From the API, it appears that their protocol is almost stupidly simplistic: send over a list of strings (the command and its arguments); server blasts back commands you should execute. Is your critical intellectual property wrapped up in such a simple protocol? One that I could packet-sniff and reverse engineer in an afternoon (while of course violating my license agreement). Really? That's how you're going to stop the advance of open source alternatives?

If I worked at Perforce, I would give up the whole thing and document my wire protocol. I might not make it completely open. I might open it up to key people initially over NDA (short-term fix), but I sure wouldn't force everybody in the world who wants to help your ecosystem grow but doesn't use your favorite programming languages to go through such serious efforts to wrap a stupid platform-specific application. I'd be bending backwards to make people want to pay me money for what I make money on, which is the p4d server application. Anything that keeps people paying me money is great. Anything that keeps people paying me money while actually reducing the number of things I have to provide them with to keep them paying me money is even better.

It's just like my SonicMQ problems. Closed binary protocols are bad if you ever want to code in a programming language your vendor doesn't really like.

Tuesday, August 12, 2008

Yegge Minimalism

I'm verbose, but not this verbose: Don't gather business requirements: hire domain experts.

Yep, whole post comes down to one sentence.

Oops, sorry, insert mental Spoiler Alert above.

Friday, August 08, 2008

Google Protocol Buffers and Streaming

Okay, I'm not going to give some huge rundown on RPC or services or network size vs. CPU efficiency. Just a little observation which gave me a little bit of a "huh?" moment the first time I used GPB for something.

Essentially, the way that Google Protocol Buffers are encoded can be seen as a small stack-based state machine that is computed as part of a Builder. The Builder holds the essential state of a particular message representation (such as an Address or AddressBook or something), and runs through the bytes in your wire representation, modifying its current state for the desired fields. When you think you've consumed everything, you then extract your Address or AddressBook or whatever from the Builder.

The commands of this state machine are pretty simple:
  • Set the value of Field Number X to value Y (encoded with type Z)
  • Push a new context onto the stack for a sub-Message
  • Pop the context off the stack to go back to the parent message
It's quite clever, but it can lead to some interesting situations. For example, it's entirely valid for a non-repeated field to be set multiple times, so if you're interpreting the network commands, you can get "Set Name to Kirk Wylie" followed by "Set Name to Wylie, Kirk", and (at least in the implementations that I worked with) you get the final value set to "Wylie, Kirk".

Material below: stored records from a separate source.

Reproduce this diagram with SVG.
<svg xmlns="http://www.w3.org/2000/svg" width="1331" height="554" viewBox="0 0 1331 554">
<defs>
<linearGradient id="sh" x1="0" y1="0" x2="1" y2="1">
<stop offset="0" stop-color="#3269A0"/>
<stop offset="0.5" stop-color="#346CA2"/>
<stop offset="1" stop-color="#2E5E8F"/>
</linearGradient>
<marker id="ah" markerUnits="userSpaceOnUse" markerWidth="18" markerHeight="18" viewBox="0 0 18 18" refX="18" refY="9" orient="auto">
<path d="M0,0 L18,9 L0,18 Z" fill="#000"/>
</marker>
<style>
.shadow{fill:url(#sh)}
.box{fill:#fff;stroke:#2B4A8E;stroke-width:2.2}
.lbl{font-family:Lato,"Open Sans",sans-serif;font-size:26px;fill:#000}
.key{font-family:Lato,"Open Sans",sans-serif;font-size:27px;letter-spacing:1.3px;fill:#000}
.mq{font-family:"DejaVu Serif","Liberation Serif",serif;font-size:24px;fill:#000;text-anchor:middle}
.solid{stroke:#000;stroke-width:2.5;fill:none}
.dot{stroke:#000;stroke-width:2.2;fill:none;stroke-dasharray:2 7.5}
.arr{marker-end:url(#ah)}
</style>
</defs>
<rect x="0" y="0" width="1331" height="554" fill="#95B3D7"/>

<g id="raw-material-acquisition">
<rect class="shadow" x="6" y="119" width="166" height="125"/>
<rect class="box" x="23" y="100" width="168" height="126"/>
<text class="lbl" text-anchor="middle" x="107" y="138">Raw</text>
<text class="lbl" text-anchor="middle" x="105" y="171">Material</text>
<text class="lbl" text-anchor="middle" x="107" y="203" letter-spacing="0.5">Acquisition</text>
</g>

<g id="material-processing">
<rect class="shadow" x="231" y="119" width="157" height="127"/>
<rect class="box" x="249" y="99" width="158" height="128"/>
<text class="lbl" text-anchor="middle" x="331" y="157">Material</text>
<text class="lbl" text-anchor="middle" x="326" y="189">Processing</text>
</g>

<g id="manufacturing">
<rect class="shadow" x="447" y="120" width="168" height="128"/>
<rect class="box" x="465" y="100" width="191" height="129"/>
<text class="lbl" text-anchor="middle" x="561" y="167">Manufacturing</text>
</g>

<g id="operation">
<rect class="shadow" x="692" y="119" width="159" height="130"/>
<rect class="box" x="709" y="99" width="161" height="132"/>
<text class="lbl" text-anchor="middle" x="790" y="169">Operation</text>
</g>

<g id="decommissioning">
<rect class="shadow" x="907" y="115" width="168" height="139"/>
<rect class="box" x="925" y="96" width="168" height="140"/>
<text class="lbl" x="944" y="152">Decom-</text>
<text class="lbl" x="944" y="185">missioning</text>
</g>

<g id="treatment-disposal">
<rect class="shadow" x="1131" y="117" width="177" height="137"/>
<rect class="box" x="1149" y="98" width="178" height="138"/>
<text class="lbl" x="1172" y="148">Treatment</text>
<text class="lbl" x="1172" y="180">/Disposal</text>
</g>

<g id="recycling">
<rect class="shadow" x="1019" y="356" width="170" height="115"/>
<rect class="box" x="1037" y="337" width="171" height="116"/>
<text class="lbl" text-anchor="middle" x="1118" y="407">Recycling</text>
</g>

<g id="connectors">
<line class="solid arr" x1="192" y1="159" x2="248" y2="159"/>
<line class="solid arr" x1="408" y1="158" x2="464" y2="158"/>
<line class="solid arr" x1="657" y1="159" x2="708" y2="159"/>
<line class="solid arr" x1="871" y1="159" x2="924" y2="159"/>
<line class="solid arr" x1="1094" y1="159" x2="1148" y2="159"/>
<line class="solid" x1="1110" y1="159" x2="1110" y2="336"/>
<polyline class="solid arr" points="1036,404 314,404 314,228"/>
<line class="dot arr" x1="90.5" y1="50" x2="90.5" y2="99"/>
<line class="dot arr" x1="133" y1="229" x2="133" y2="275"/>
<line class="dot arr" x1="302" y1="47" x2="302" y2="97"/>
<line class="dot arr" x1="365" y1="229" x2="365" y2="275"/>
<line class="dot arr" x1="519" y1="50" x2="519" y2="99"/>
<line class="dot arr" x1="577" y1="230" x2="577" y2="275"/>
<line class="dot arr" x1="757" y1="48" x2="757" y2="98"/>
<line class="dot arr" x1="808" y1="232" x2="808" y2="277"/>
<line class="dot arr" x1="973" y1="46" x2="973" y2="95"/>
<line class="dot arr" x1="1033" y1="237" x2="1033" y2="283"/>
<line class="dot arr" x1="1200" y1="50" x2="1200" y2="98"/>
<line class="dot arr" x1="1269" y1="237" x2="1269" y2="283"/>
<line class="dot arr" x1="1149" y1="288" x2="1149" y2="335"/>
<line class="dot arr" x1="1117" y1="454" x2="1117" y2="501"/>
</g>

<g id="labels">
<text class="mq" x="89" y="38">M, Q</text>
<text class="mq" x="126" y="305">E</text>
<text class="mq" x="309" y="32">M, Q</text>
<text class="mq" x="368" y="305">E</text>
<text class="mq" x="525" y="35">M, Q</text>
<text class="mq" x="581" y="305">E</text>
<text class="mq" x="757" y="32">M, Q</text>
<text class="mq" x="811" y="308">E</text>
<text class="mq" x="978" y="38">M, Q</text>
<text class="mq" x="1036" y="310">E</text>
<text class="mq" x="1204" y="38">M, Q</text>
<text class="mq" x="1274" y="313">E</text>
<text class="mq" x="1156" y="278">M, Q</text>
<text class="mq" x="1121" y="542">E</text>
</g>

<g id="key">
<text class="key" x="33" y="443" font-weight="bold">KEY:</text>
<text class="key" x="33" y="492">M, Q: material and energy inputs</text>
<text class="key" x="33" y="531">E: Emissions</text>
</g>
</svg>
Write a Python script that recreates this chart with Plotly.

That seems like a little piece of trivia, until you realize that Google Protocol Buffers, unlike every other network message representation that I've ever worked with, lack both a sizing prefix and a terminator. Remember, it's a state machine, so it's just going to keep processing.

Again, trivia.

Until you try to store a sequence of discrete messages into a file or over a socket. In which case, what will end up happening is that if you don't explicitly do your own termination or size prefixing, the Builder will just keep processing commands and you'll end up consuming the entire stream and get one message output with only the final values for each field. So if I'm trying to save two Address messages, the first having a name of "Kirk Wylie" and the second having a name of "Wylie, Kirk", I'll only get one output, with "Wylie, Kirk".

This also has the side effect of implicitly, in Java, forcing you to do an unnecessary byte copy. You have to get the prefix number of bytes of the following message (and computing that in the first place before you do the serialization costs you in CPU time), extract the next N bytes from the stream to a byte array, and then have your Builder parse the byte array.

All annoyances more than anything else. But probably useful for other people to know.